Transcribe every line exactly and omit anything that is a picture.

_INFORMATION SHOWN_.

>> begin

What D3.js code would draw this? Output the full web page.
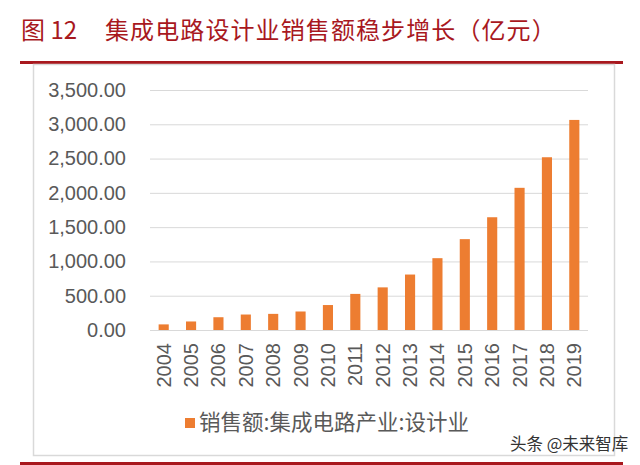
<!DOCTYPE html>
<html><head><meta charset="utf-8">
<script src="https://cdn.jsdelivr.net/npm/d3@7"></script>
<style>body{margin:0;background:#fff}svg{display:block}</style>
</head><body>
<svg id="c" width="640" height="465"></svg>
<script>
const years = ["2004","2005","2006","2007","2008","2009","2010","2011","2012","2013","2014","2015","2016","2017","2018","2019"];
const sales = [81.8,124.3,186.2,225.7,235.2,269.9,363.9,526.4,621.7,808.8,1047.4,1325.0,1644.3,2073.5,2519.3,3063.5];
const yTicks = [0,500,1000,1500,2000,2500,3000,3500];
const figLabel = "图 12";
const titleText = "集成电路设计业销售额稳步增长（亿元）";
const seriesName = "销售额:集成电路产业:设计业";
const watermark = "头条 @未来智库";

const svg = d3.select("#c");
const red = "#a8181e";
const font = "'Liberation Sans', Arial, sans-serif";
const cjk = "'Noto Sans CJK SC', sans-serif";

// title
svg.append("text").attr("x",21).attr("y",39).attr("fill",red)
  .attr("font-family",cjk).attr("font-size",24).text(figLabel);
svg.append("text").attr("x",105).attr("y",39).attr("fill",red)
  .attr("font-family",cjk).attr("font-size",24).attr("letter-spacing",1.1).text(titleText);
// red rules
svg.append("rect").attr("x",20).attr("y",61).attr("width",603).attr("height",3).attr("fill",red);
svg.append("rect").attr("x",20).attr("y",462).attr("width",603).attr("height",3).attr("fill",red);
// chart box
svg.append("rect").attr("x",33.5).attr("y",64.5).attr("width",581).attr("height",391)
  .attr("fill","none").attr("stroke","#d9d9d9").attr("stroke-width",1.5);

const x = d3.scaleBand().domain(years).range([150,588]).paddingInner(0.63).paddingOuter(0.315);
const y = d3.scaleLinear().domain([0,3500]).range([330,90]);

// grid
svg.append("g").selectAll("line").data(yTicks).join("line")
  .attr("x1",150).attr("x2",588).attr("y1",d=>y(d)+0.5).attr("y2",d=>y(d)+0.5)
  .attr("stroke","#d9d9d9").attr("stroke-width",1);

// y axis
const ya = svg.append("g").attr("transform","translate(138,0)")
  .call(d3.axisLeft(y).tickValues(yTicks).tickSize(0).tickPadding(12).tickFormat(d3.format(",.2f")));
ya.select(".domain").remove();
ya.selectAll("text").attr("font-family",font).attr("font-size",20).attr("fill","#595959");

// bars
svg.append("g").selectAll("rect").data(sales).join("rect")
  .attr("x",(d,i)=>x(years[i])).attr("width",x.bandwidth())
  .attr("y",d=>y(d)).attr("height",d=>y(0)-y(d)).attr("fill","#ed7d31");

// x axis
const xa = svg.append("g").attr("transform","translate(0,330)")
  .call(d3.axisBottom(x).tickSize(0).tickPadding(0));
xa.select(".domain").remove();
xa.selectAll("text").attr("font-family",font).attr("font-size",20).attr("fill","#595959")
  .attr("transform","rotate(-90)").attr("text-anchor","end")
  .attr("x",-13).attr("y",0).attr("dy","0.35em");

// legend
const lg = svg.append("g");
lg.append("rect").attr("x",185).attr("y",418).attr("width",10).attr("height",10).attr("fill","#ed7d31");
lg.append("text").attr("x",199).attr("y",430).attr("font-family",cjk).attr("font-size",21.5)
  .attr("fill","#595959").text(seriesName);

// watermark
svg.append("text").attr("x",510).attr("y",450).attr("font-family",cjk).attr("font-size",16.5)
  .attr("fill","#333").text(watermark);
</script>
</body></html>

>> end

_TASK SOLUTION_.
What D3.js code would draw this? Output the full web page.
<!DOCTYPE html>
<html><head><meta charset="utf-8">
<script src="https://cdn.jsdelivr.net/npm/d3@7"></script>
<style>body{margin:0;background:#fff}svg{display:block}</style>
</head><body>
<svg id="c" width="640" height="465"></svg>
<script>
const years = ["2004","2005","2006","2007","2008","2009","2010","2011","2012","2013","2014","2015","2016","2017","2018","2019"];
const sales = [81.8,124.3,186.2,225.7,235.2,269.9,363.9,526.4,621.7,808.8,1047.4,1325.0,1644.3,2073.5,2519.3,3063.5];
const yTicks = [0,500,1000,1500,2000,2500,3000,3500];
const figLabel = "图 12";
const titleText = "集成电路设计业销售额稳步增长（亿元）";
const seriesName = "销售额:集成电路产业:设计业";
const watermark = "头条 @未来智库";

const svg = d3.select("#c");
const red = "#a8181e";
const font = "'Liberation Sans', Arial, sans-serif";
const cjk = "'Noto Sans CJK SC', sans-serif";

// title
svg.append("text").attr("x",21).attr("y",39).attr("fill",red)
  .attr("font-family",cjk).attr("font-size",24).text(figLabel);
svg.append("text").attr("x",105).attr("y",39).attr("fill",red)
  .attr("font-family",cjk).attr("font-size",24).attr("letter-spacing",1.1).text(titleText);
// red rules
svg.append("rect").attr("x",20).attr("y",61).attr("width",603).attr("height",3).attr("fill",red);
svg.append("rect").attr("x",20).attr("y",462).attr("width",603).attr("height",3).attr("fill",red);
// chart box
svg.append("rect").attr("x",33.5).attr("y",64.5).attr("width",581).attr("height",391)
  .attr("fill","none").attr("stroke","#d9d9d9").attr("stroke-width",1.5);

const x = d3.scaleBand().domain(years).range([150,588]).paddingInner(0.63).paddingOuter(0.315);
const y = d3.scaleLinear().domain([0,3500]).range([330,90]);

// grid
svg.append("g").selectAll("line").data(yTicks).join("line")
  .attr("x1",150).attr("x2",588).attr("y1",d=>y(d)+0.5).attr("y2",d=>y(d)+0.5)
  .attr("stroke","#d9d9d9").attr("stroke-width",1);

// y axis
const ya = svg.append("g").attr("transform","translate(138,0)")
  .call(d3.axisLeft(y).tickValues(yTicks).tickSize(0).tickPadding(12).tickFormat(d3.format(",.2f")));
ya.select(".domain").remove();
ya.selectAll("text").attr("font-family",font).attr("font-size",20).attr("fill","#595959");

// bars
svg.append("g").selectAll("rect").data(sales).join("rect")
  .attr("x",(d,i)=>x(years[i])).attr("width",x.bandwidth())
  .attr("y",d=>y(d)).attr("height",d=>y(0)-y(d)).attr("fill","#ed7d31");

// x axis
const xa = svg.append("g").attr("transform","translate(0,330)")
  .call(d3.axisBottom(x).tickSize(0).tickPadding(0));
xa.select(".domain").remove();
xa.selectAll("text").attr("font-family",font).attr("font-size",20).attr("fill","#595959")
  .attr("transform","rotate(-90)").attr("text-anchor","end")
  .attr("x",-13).attr("y",0).attr("dy","0.35em");

// legend
const lg = svg.append("g");
lg.append("rect").attr("x",185).attr("y",418).attr("width",10).attr("height",10).attr("fill","#ed7d31");
lg.append("text").attr("x",199).attr("y",430).attr("font-family",cjk).attr("font-size",21.5)
  .attr("fill","#595959").text(seriesName);

// watermark
svg.append("text").attr("x",510).attr("y",450).attr("font-family",cjk).attr("font-size",16.5)
  .attr("fill","#333").text(watermark);
</script>
</body></html>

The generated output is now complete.